Last February, I posted about English doctoral candidate Amanda Licastro’s use of some basic text mining methods to extract frequent keywords from a set of novel prefaces. In her paper “The Rise of the Preface,” Amanda suggests that these keywords relate to the changing role of the novel and author in the 18th century. The first important thing to note about her data is that she uses it to supports traditional literary critic Cynthia Nixon’s argument that prefaces in the 18th century defend against and reflect upon the “shifting place of the novel in literary culture” (Nixon). But second, and perhaps more interestingly, Amanda’s project enabled her to develop methods that could help her analyze literature during other periods of technological change, such as the period of early web writing.
In short, her seemingly-simple project enabled her not only to practice using text mining tools with interesting results, but also sketched out a path for asking much larger questions relevant to her research interests. I, despite my inherited preference for the kind of reading done with one’s own two eyes, found myself intrigued by the possibility her work presented, but out of habit I suppose, failed to apply it to thinking about any of my current work.
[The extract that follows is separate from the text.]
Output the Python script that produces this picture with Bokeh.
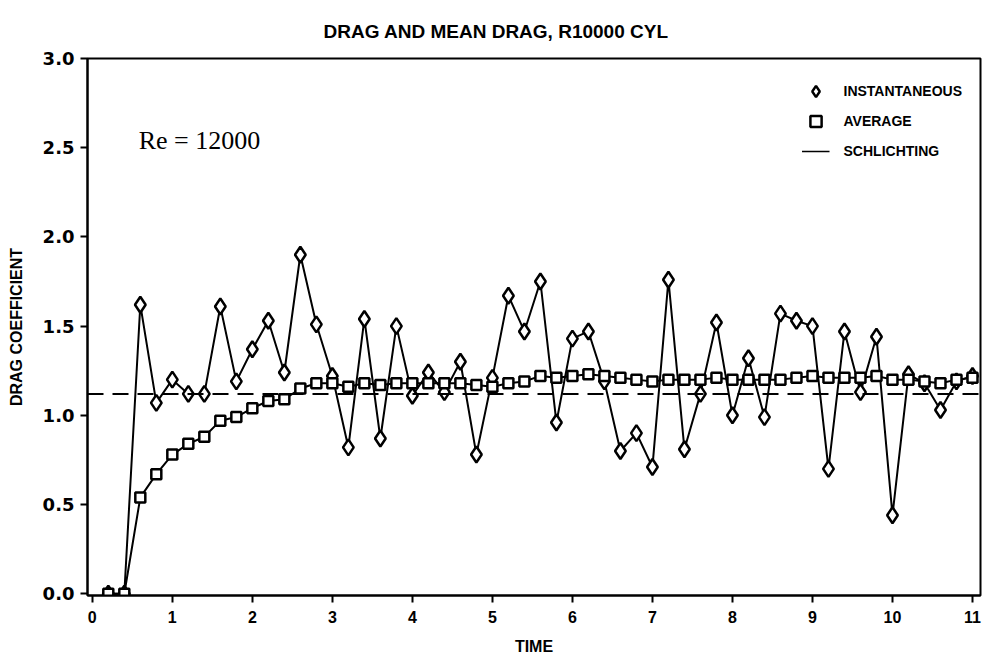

The opportunity to revisit this topic came about in last week’s reading on data visualization in the ITP core course. As we discussed in class, the two major challenges to using data analysis on text are 1) having the data in machine-readable form and 2) having the programming skills to come up with meaningful ways of interpreting that data. To that, I’ll add a third challenge which has kept me thus far from considering much the first two, and that is, having the imagination to envision innovative and exciting ways which data analysis can be used on text. For some of us, text mining sometimes sounds just like turning words into numbers, something from which literature — until now — had always promised to spare us.
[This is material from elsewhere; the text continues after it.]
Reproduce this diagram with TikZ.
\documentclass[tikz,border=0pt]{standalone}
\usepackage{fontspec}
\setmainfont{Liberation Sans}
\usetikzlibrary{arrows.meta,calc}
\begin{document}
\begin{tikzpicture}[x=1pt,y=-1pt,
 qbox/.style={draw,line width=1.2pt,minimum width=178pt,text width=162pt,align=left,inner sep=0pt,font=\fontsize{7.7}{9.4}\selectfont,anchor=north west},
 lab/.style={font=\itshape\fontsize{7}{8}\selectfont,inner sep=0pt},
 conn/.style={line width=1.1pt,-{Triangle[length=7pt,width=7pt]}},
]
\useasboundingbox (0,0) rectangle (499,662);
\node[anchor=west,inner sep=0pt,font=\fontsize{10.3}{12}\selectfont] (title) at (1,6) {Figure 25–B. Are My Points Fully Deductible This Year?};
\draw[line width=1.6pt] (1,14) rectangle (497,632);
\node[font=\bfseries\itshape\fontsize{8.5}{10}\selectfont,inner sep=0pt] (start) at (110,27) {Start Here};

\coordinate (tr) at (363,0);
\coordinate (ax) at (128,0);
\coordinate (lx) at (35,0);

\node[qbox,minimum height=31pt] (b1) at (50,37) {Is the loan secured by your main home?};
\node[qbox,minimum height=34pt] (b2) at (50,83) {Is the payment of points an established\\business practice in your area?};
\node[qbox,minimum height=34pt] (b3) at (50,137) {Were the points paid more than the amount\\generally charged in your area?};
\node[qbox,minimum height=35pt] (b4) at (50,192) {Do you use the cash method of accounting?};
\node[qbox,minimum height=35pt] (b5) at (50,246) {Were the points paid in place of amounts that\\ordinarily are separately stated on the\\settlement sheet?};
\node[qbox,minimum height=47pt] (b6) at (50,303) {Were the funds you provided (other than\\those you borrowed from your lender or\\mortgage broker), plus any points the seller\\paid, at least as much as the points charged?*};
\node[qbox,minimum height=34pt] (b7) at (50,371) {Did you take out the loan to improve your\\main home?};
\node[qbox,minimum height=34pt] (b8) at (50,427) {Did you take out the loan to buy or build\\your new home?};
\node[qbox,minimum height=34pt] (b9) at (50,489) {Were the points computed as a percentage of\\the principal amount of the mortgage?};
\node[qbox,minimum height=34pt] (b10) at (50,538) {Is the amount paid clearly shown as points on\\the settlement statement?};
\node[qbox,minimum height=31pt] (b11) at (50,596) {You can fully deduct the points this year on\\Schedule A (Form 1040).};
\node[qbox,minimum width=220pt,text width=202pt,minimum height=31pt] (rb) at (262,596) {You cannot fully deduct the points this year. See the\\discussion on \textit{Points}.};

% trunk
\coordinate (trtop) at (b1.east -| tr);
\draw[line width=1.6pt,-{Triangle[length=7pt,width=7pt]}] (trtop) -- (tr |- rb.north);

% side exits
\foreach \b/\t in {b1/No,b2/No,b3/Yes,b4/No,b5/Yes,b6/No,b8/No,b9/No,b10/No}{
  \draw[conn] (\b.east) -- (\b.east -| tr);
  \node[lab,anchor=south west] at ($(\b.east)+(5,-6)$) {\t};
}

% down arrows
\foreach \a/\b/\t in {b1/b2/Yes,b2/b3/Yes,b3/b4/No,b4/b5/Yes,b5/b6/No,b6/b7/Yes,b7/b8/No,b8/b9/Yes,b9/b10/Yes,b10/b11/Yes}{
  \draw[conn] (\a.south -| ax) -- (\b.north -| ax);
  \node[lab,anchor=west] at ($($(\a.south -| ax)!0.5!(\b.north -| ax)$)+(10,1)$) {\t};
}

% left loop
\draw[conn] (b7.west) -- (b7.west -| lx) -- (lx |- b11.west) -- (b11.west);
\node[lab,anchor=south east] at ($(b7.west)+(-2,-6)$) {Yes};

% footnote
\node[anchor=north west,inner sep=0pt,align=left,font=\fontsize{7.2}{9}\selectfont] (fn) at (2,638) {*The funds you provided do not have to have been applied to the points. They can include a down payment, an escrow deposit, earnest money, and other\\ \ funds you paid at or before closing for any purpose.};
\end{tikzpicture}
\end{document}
However, while reading Ted Underwood’s very user-friendly introduction to text mining, I came across the Stanford Literary Lab’s series of “pamphlets” that show diverse and creative ways in which digital tools can be used to analyze a set of texts or the culture it engages with. I have yet to fully digest the pamphlets presented here, but so far I have been surprised to find that digital humanists are mining texts in much more complex and nuanced ways than I had initially imagined. See for example, Pamphlet 3 — “Becoming Yourself: The Afterlife on Reception” (Finn) — which uses data analysis to trace to social life of the books of David Foster Wallace, and the online consumer communities that developed around them. Truly impressive — and rather daunting to read — is Pamphlet 4, “A Quantitative Literary History of 2,958 Nineteenth-Century British Novels: The Semantic Cohort Method” (Heuser and Khac), whose findings based on an intricate process of data analysis seem almost impossible:
Specifically, we present findings on two interrelated transformations in novelistic language that reveal a systemic concretization in language and fundamental change in the social spaces of the novel. We show how these shifts have consequences for setting, characterization, and narration as well as implications for the responsiveness of the novel to the dramatic changes in British society.
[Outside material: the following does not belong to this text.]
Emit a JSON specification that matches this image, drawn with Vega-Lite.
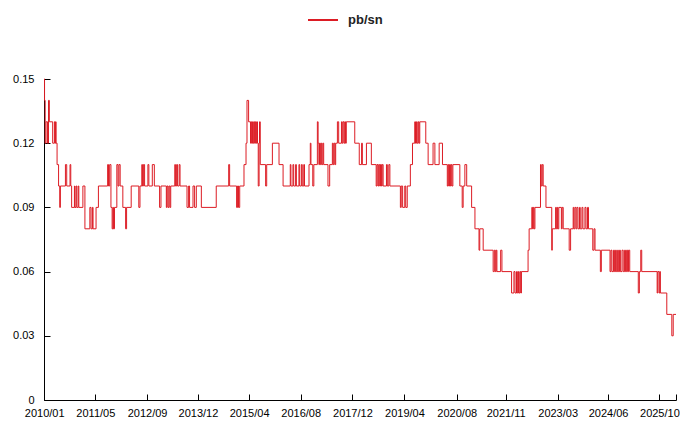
{
  "$schema": "https://vega.github.io/schema/vega-lite/v6.json",
  "width": 632,
  "height": 321,
  "autosize": {"type": "none"},
  "padding": {"left": 44, "top": 79, "right": 4, "bottom": 23},
  "background": "white",
  "config": {"view": {"stroke": null}, "font": "Liberation Sans"},
  "data": {"values": [
    {"d":"2010-01-13","v":0.15},{"d":"2010-01-18","v":0.14},{"d":"2010-01-24","v":0.12},{"d":"2010-02-01","v":0.13},{"d":"2010-02-15","v":0.12},
    {"d":"2010-02-24","v":0.14},{"d":"2010-03-04","v":0.13},{"d":"2010-04-04","v":0.12},{"d":"2010-04-20","v":0.13},{"d":"2010-04-26","v":0.12},
    {"d":"2010-05-01","v":0.13},{"d":"2010-05-06","v":0.12},{"d":"2010-05-15","v":0.11},{"d":"2010-05-29","v":0.10},{"d":"2010-06-09","v":0.09},
    {"d":"2010-06-15","v":0.10},{"d":"2010-08-01","v":0.11},{"d":"2010-08-13","v":0.10},{"d":"2010-09-13","v":0.11},{"d":"2010-09-20","v":0.10},
    {"d":"2010-09-28","v":0.09},{"d":"2010-10-24","v":0.10},{"d":"2010-10-28","v":0.09},{"d":"2010-11-08","v":0.10},{"d":"2010-11-15","v":0.09},
    {"d":"2010-11-28","v":0.10},{"d":"2010-12-04","v":0.09},{"d":"2011-01-11","v":0.10},{"d":"2011-01-30","v":0.08},{"d":"2011-03-17","v":0.09},
    {"d":"2011-03-28","v":0.08},{"d":"2011-04-10","v":0.09},{"d":"2011-04-16","v":0.08},{"d":"2011-05-14","v":0.09},{"d":"2011-06-05","v":0.10},
    {"d":"2011-08-30","v":0.11},{"d":"2011-09-07","v":0.10},{"d":"2011-09-18","v":0.11},{"d":"2011-09-30","v":0.09},{"d":"2011-10-11","v":0.08},
    {"d":"2011-10-19","v":0.09},{"d":"2011-10-23","v":0.08},{"d":"2011-11-02","v":0.09},{"d":"2011-11-24","v":0.11},{"d":"2011-12-05","v":0.10},
    {"d":"2011-12-14","v":0.11},{"d":"2011-12-25","v":0.10},{"d":"2012-01-19","v":0.09},{"d":"2012-02-14","v":0.08},{"d":"2012-02-23","v":0.09},
    {"d":"2012-04-06","v":0.10},{"d":"2012-06-16","v":0.09},{"d":"2012-06-27","v":0.10},{"d":"2012-07-14","v":0.11},{"d":"2012-07-20","v":0.10},
    {"d":"2012-07-29","v":0.11},{"d":"2012-08-09","v":0.10},{"d":"2012-09-09","v":0.11},{"d":"2012-09-18","v":0.10},{"d":"2012-10-20","v":0.11},
    {"d":"2012-11-08","v":0.10},{"d":"2012-12-27","v":0.09},{"d":"2013-01-09","v":0.10},{"d":"2013-02-28","v":0.09},{"d":"2013-03-06","v":0.10},
    {"d":"2013-03-15","v":0.09},{"d":"2013-03-24","v":0.10},{"d":"2013-04-02","v":0.09},{"d":"2013-04-10","v":0.10},{"d":"2013-05-18","v":0.11},
    {"d":"2013-05-24","v":0.10},{"d":"2013-06-04","v":0.11},{"d":"2013-06-13","v":0.10},{"d":"2013-06-28","v":0.11},{"d":"2013-07-06","v":0.10},
    {"d":"2013-09-09","v":0.09},{"d":"2013-09-24","v":0.10},{"d":"2013-10-03","v":0.09},{"d":"2013-11-04","v":0.10},{"d":"2013-11-19","v":0.09},
    {"d":"2013-12-05","v":0.10},{"d":"2014-01-21","v":0.09},{"d":"2014-06-09","v":0.10},{"d":"2014-10-03","v":0.11},{"d":"2014-10-12","v":0.10},
    {"d":"2014-12-16","v":0.09},{"d":"2014-12-25","v":0.10},{"d":"2015-01-03","v":0.09},{"d":"2015-01-14","v":0.10},{"d":"2015-02-23","v":0.11},
    {"d":"2015-03-14","v":0.12},{"d":"2015-03-23","v":0.14},{"d":"2015-04-07","v":0.13},{"d":"2015-04-25","v":0.12},{"d":"2015-05-02","v":0.13},
    {"d":"2015-05-07","v":0.12},{"d":"2015-05-14","v":0.13},{"d":"2015-05-20","v":0.12},{"d":"2015-05-26","v":0.13},{"d":"2015-06-02","v":0.12},
    {"d":"2015-06-09","v":0.13},{"d":"2015-06-14","v":0.12},{"d":"2015-06-21","v":0.13},{"d":"2015-06-29","v":0.12},{"d":"2015-07-06","v":0.10},
    {"d":"2015-07-14","v":0.12},{"d":"2015-07-18","v":0.13},{"d":"2015-07-25","v":0.11},{"d":"2015-09-13","v":0.10},{"d":"2015-09-23","v":0.11},
    {"d":"2015-11-15","v":0.12},{"d":"2016-01-16","v":0.11},{"d":"2016-02-23","v":0.10},{"d":"2016-04-30","v":0.11},{"d":"2016-05-06","v":0.10},
    {"d":"2016-05-25","v":0.11},{"d":"2016-06-01","v":0.10},{"d":"2016-06-19","v":0.11},{"d":"2016-06-26","v":0.10},{"d":"2016-07-20","v":0.11},
    {"d":"2016-07-27","v":0.10},{"d":"2016-08-12","v":0.11},{"d":"2016-08-20","v":0.10},{"d":"2016-09-03","v":0.11},{"d":"2016-09-10","v":0.10},
    {"d":"2016-10-22","v":0.11},{"d":"2016-11-03","v":0.12},{"d":"2016-11-09","v":0.11},{"d":"2016-11-26","v":0.10},{"d":"2016-12-06","v":0.11},
    {"d":"2017-01-08","v":0.13},{"d":"2017-01-15","v":0.12},{"d":"2017-01-22","v":0.11},{"d":"2017-01-28","v":0.12},{"d":"2017-02-05","v":0.11},
    {"d":"2017-02-13","v":0.12},{"d":"2017-02-19","v":0.11},{"d":"2017-02-28","v":0.12},{"d":"2017-03-08","v":0.11},{"d":"2017-04-17","v":0.10},
    {"d":"2017-05-03","v":0.11},{"d":"2017-05-28","v":0.12},{"d":"2017-06-05","v":0.11},{"d":"2017-06-13","v":0.12},{"d":"2017-06-21","v":0.11},
    {"d":"2017-06-28","v":0.12},{"d":"2017-07-14","v":0.13},{"d":"2017-07-26","v":0.12},{"d":"2017-08-21","v":0.13},{"d":"2017-08-28","v":0.12},
    {"d":"2017-09-05","v":0.13},{"d":"2017-09-14","v":0.12},{"d":"2017-09-21","v":0.13},{"d":"2017-09-28","v":0.12},{"d":"2017-10-05","v":0.13},
    {"d":"2017-12-23","v":0.12},{"d":"2018-02-03","v":0.11},{"d":"2018-02-25","v":0.12},{"d":"2018-03-04","v":0.11},{"d":"2018-04-11","v":0.12},
    {"d":"2018-05-27","v":0.11},{"d":"2018-07-11","v":0.10},{"d":"2018-07-19","v":0.11},{"d":"2018-07-28","v":0.10},{"d":"2018-08-04","v":0.11},
    {"d":"2018-08-13","v":0.10},{"d":"2018-08-20","v":0.11},{"d":"2018-08-29","v":0.10},{"d":"2018-09-05","v":0.11},{"d":"2018-09-14","v":0.10},
    {"d":"2018-10-15","v":0.11},{"d":"2018-10-23","v":0.10},{"d":"2018-11-06","v":0.11},{"d":"2018-11-16","v":0.10},{"d":"2019-02-22","v":0.09},
    {"d":"2019-03-02","v":0.10},{"d":"2019-03-15","v":0.09},{"d":"2019-04-04","v":0.10},{"d":"2019-04-13","v":0.09},{"d":"2019-04-27","v":0.10},
    {"d":"2019-05-26","v":0.11},{"d":"2019-06-15","v":0.12},{"d":"2019-07-06","v":0.13},{"d":"2019-07-13","v":0.12},{"d":"2019-07-22","v":0.13},
    {"d":"2019-07-29","v":0.12},{"d":"2019-08-08","v":0.13},{"d":"2019-08-15","v":0.12},{"d":"2019-08-22","v":0.13},{"d":"2019-10-17","v":0.12},
    {"d":"2019-11-08","v":0.11},{"d":"2019-12-24","v":0.12},{"d":"2020-01-10","v":0.11},{"d":"2020-02-19","v":0.12},{"d":"2020-03-21","v":0.11},
    {"d":"2020-05-05","v":0.10},{"d":"2020-05-13","v":0.11},{"d":"2020-05-19","v":0.10},{"d":"2020-05-26","v":0.11},{"d":"2020-06-03","v":0.10},
    {"d":"2020-06-10","v":0.11},{"d":"2020-06-17","v":0.10},{"d":"2020-06-26","v":0.11},{"d":"2020-08-30","v":0.10},{"d":"2020-09-21","v":0.09},
    {"d":"2020-09-30","v":0.10},{"d":"2020-10-16","v":0.11},{"d":"2020-11-02","v":0.10},{"d":"2020-12-18","v":0.09},{"d":"2021-01-18","v":0.08},
    {"d":"2021-02-25","v":0.07},{"d":"2021-03-04","v":0.08},{"d":"2021-04-05","v":0.07},{"d":"2021-07-07","v":0.06},{"d":"2021-07-18","v":0.07},
    {"d":"2021-07-27","v":0.06},{"d":"2021-08-04","v":0.07},{"d":"2021-08-11","v":0.06},{"d":"2021-09-15","v":0.07},{"d":"2021-09-27","v":0.06},
    {"d":"2021-12-26","v":0.05},{"d":"2022-01-17","v":0.06},{"d":"2022-01-27","v":0.05},{"d":"2022-02-10","v":0.06},{"d":"2022-02-18","v":0.05},
    {"d":"2022-02-28","v":0.06},{"d":"2022-03-06","v":0.05},{"d":"2022-03-15","v":0.06},{"d":"2022-03-22","v":0.05},{"d":"2022-03-28","v":0.06},
    {"d":"2022-05-29","v":0.07},{"d":"2022-06-08","v":0.08},{"d":"2022-07-03","v":0.09},{"d":"2022-07-10","v":0.08},{"d":"2022-07-17","v":0.09},
    {"d":"2022-07-24","v":0.08},{"d":"2022-08-01","v":0.09},{"d":"2022-09-22","v":0.11},{"d":"2022-09-29","v":0.10},{"d":"2022-10-08","v":0.11},
    {"d":"2022-10-17","v":0.10},{"d":"2022-11-12","v":0.09},{"d":"2023-01-05","v":0.07},{"d":"2023-01-10","v":0.08},{"d":"2023-02-10","v":0.09},
    {"d":"2023-02-17","v":0.08},{"d":"2023-02-26","v":0.09},{"d":"2023-03-03","v":0.08},{"d":"2023-03-12","v":0.09},{"d":"2023-04-05","v":0.08},
    {"d":"2023-04-12","v":0.09},{"d":"2023-04-22","v":0.08},{"d":"2023-06-17","v":0.07},{"d":"2023-06-30","v":0.08},{"d":"2023-07-24","v":0.09},
    {"d":"2023-07-30","v":0.08},{"d":"2023-08-09","v":0.09},{"d":"2023-08-19","v":0.08},{"d":"2023-08-28","v":0.09},{"d":"2023-09-07","v":0.08},
    {"d":"2023-09-21","v":0.09},{"d":"2023-09-28","v":0.08},{"d":"2023-10-14","v":0.09},{"d":"2023-10-23","v":0.08},{"d":"2023-11-11","v":0.09},
    {"d":"2023-11-21","v":0.08},{"d":"2023-12-05","v":0.09},{"d":"2023-12-14","v":0.08},{"d":"2024-01-23","v":0.07},{"d":"2024-02-04","v":0.08},
    {"d":"2024-02-13","v":0.07},{"d":"2024-04-03","v":0.06},{"d":"2024-04-12","v":0.07},{"d":"2024-07-02","v":0.06},{"d":"2024-07-11","v":0.07},
    {"d":"2024-07-20","v":0.06},{"d":"2024-08-04","v":0.07},{"d":"2024-08-12","v":0.06},{"d":"2024-08-23","v":0.07},{"d":"2024-08-30","v":0.06},
    {"d":"2024-09-11","v":0.07},{"d":"2024-09-18","v":0.06},{"d":"2024-09-29","v":0.07},{"d":"2024-10-07","v":0.06},{"d":"2024-10-22","v":0.07},
    {"d":"2024-11-02","v":0.06},{"d":"2024-11-15","v":0.07},{"d":"2024-11-23","v":0.06},{"d":"2024-12-04","v":0.07},{"d":"2024-12-13","v":0.06},
    {"d":"2024-12-22","v":0.07},{"d":"2025-01-02","v":0.06},{"d":"2025-03-23","v":0.05},{"d":"2025-04-02","v":0.06},{"d":"2025-04-15","v":0.07},
    {"d":"2025-04-24","v":0.06},{"d":"2025-09-15","v":0.05},{"d":"2025-09-21","v":0.06},{"d":"2025-10-03","v":0.05},{"d":"2025-10-10","v":0.06},
    {"d":"2025-10-15","v":0.05},{"d":"2025-12-14","v":0.04},{"d":"2026-01-30","v":0.03},{"d":"2026-02-12","v":0.04},{"d":"2026-03-10","v":0.04}
  ]},
  "mark": {"type": "line", "interpolate": "step-after", "strokeWidth": 1},
  "encoding": {
    "x": {
      "field": "d", "type": "temporal",
      "scale": {"type": "utc", "domain": [{"year": 2010, "month": 1, "date": 13, "utc": true}, {"year": 2026, "month": 3, "date": 10, "utc": true}]},
      "axis": {
        "title": null, "grid": false,
        "values": [
          {"year": 2010, "month": 1, "date": 15, "utc": true},
          {"year": 2011, "month": 5, "date": 7, "utc": true},
          {"year": 2012, "month": 9, "date": 1, "utc": true},
          {"year": 2013, "month": 12, "date": 20, "utc": true},
          {"year": 2015, "month": 4, "date": 12, "utc": true},
          {"year": 2016, "month": 8, "date": 5, "utc": true},
          {"year": 2017, "month": 12, "date": 1, "utc": true},
          {"year": 2019, "month": 4, "date": 1, "utc": true},
          {"year": 2020, "month": 8, "date": 1, "utc": true},
          {"year": 2021, "month": 11, "date": 1, "utc": true},
          {"year": 2023, "month": 3, "date": 1, "utc": true},
          {"year": 2024, "month": 6, "date": 14, "utc": true},
          {"year": 2025, "month": 10, "date": 6, "utc": true},
          {"year": 2026, "month": 3, "date": 10, "utc": true}
        ],
        "labelExpr": "datum.value > 1767225600000 ? '' : utcFormat(datum.value, '%Y/%m')",
        "tickSize": -6, "tickColor": "#000", "domainColor": "#000",
        "labelColor": "#000", "labelFontSize": 11, "labelPadding": 13,
        "labelFlush": false, "labelOverlap": false
      }
    },
    "y": {
      "field": "v", "type": "quantitative",
      "scale": {"domain": [0, 0.15], "nice": false},
      "axis": {
        "title": null, "grid": false,
        "values": [0, 0.03, 0.06, 0.09, 0.12, 0.15],
        "format": ".2~f",
        "tickSize": -6, "tickColor": "#000", "domainColor": "#000",
        "labelColor": "#000", "labelFontSize": 11, "labelPadding": 16
      }
    },
    "color": {
      "datum": "pb/sn",
      "scale": {"range": ["#dc1c24"]},
      "legend": {
        "orient": "none", "legendX": 263, "legendY": -75, "title": null,
        "symbolType": "stroke", "symbolSize": 900, "symbolStrokeWidth": 2,
        "labelFontSize": 13, "labelFontWeight": "bold", "labelColor": "#222",
        "labelOffset": 9, "padding": 0
      }
    }
  }
}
Though the methods of the last project are experimental, highly complicated and subject to critique, their attempt to meaningfully trace changes across nearly 3,000 books written in the 19th century opened my eyes to the fact that data analysis may well be capable of answering truly complex questions about large bodies of literature. Of course, the ability to ask these questions requires either that the literary critic is equipped with quantitative skills, or that they can convince those with the skills to collaborate on literary projects. Though many have reasonably argued that one should know how to code to practice digital humanities, it seems that the truly exciting projects — ones I don’t think we’ve even begun to fathom yet — will require experts from both sides of the track who are well-versed in the concepts, sensitivities and language of the other discipline. Someone point me to the computer science department.